“I miei personaggi sono giovani sradicati, orfani del mondo. Sullo sfondo la città Torino, dove si fondono cibi e culture diverse, senegalesi, arabe, piemontesi…”. Torinese, Marco Ponti ha debuttato con Santa Maradona, interamente girato in presa diretta. E il film, uscito da sole due settimane, ha già incassato oltre 2 miliardi e mezzo, saltando dall’undicesimo al settimo posto in classifica. Nel solo fine settimana il botteghino delle 106 sale nazionali che lo proiettano ha registrato un totale di 860 milioni.
Ponti, il suo montaggio segue tempi spezzati: da una parte immagini accelerate di Torino, dall’altra un tempo sospeso, scandito dai ritmi della conversazione.
La storia si sviluppa come se fosse Andrea/Stefano Accorsi, uno dei due protagonisti maschili, a raccontarcela. Una narrazione non lineare, giustificata dal fatto che nel ricordo ci si perde, si va avanti e si torna indietro. L’idea è quella di restituire una soggettività del racconto. Così quando Andrea guarda, affascinato, parlare Dolores/Anita Caprioli, lo sguardo si sofferma su particolari, non c’è una visione oggettiva d’insieme.
E il ruolo di Bart/Libero De Rienzo?
E’ il personaggio tragicomico della situazione. Un Mercuzio shakespeariano, una coscienza amica del protagonista, che agisce perché lo stesso Andrea vada fuori ad affrontare il mondo, perché lavori e ami. Bart ha una grande consapevolezza, è affettuoso, ma anche nichilista e autoditruttivo, quindi mette sempre l’altro davanti a sé. Lui è il vero personaggio triste. Bart è attratto da Lucia/Mandala Tayde, eppure la tratta malissimo. Il suo è un atteggiamento superficiale, dietro il quale si nasconde un vero rispetto.
Per la fotografia hai lavorato con Marcello Montarsi.
Marcello è in gamba. Ogni domenica facevamo il piano delle inquadrature. Abbiamo visto molti film insieme: Pierrot le fou di Godard, dal punto di vista cromatico, ci ha influenzato molto. E poi i film di Wong Kar Wai, (In the mood for love e Happy together). Anche un lavoro dello stesso Marcello, l’episodio di Il tempo dell’amore di Campiotti.
Tante le polemiche, soprattutto dopo il Premio Solinas, sulla preparazione inadeguata al mestiere dello sceneggiatore. Lei, che insegna sceneggiatura alla scuola Holden di Torino, quale idea si è fatto?

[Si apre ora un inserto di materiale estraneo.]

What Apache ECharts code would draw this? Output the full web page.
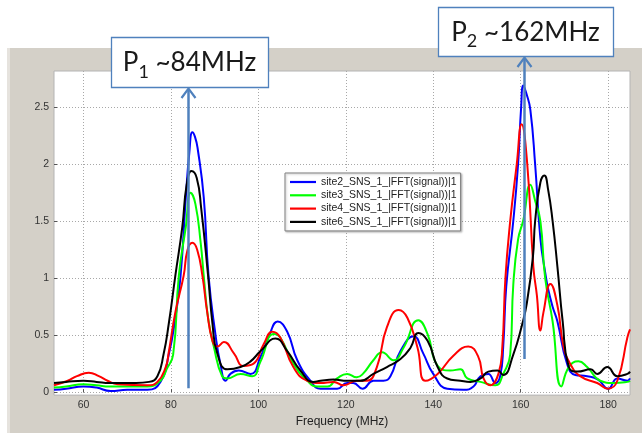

In Italia lo sceneggiatore spesso finisce per essere una figura di transizione verso il lavoro del regista-autore, ma il concetto di autore è una stupidaggine. In un set tutti sono coautori: gli attori, il direttore della fotografia. Allora l’autorialità è solo un modo per far finta di possedere il controllo assoluto del progetto. E’ necessario invece che si restituisca la dignità al mestiere di sceneggiatore.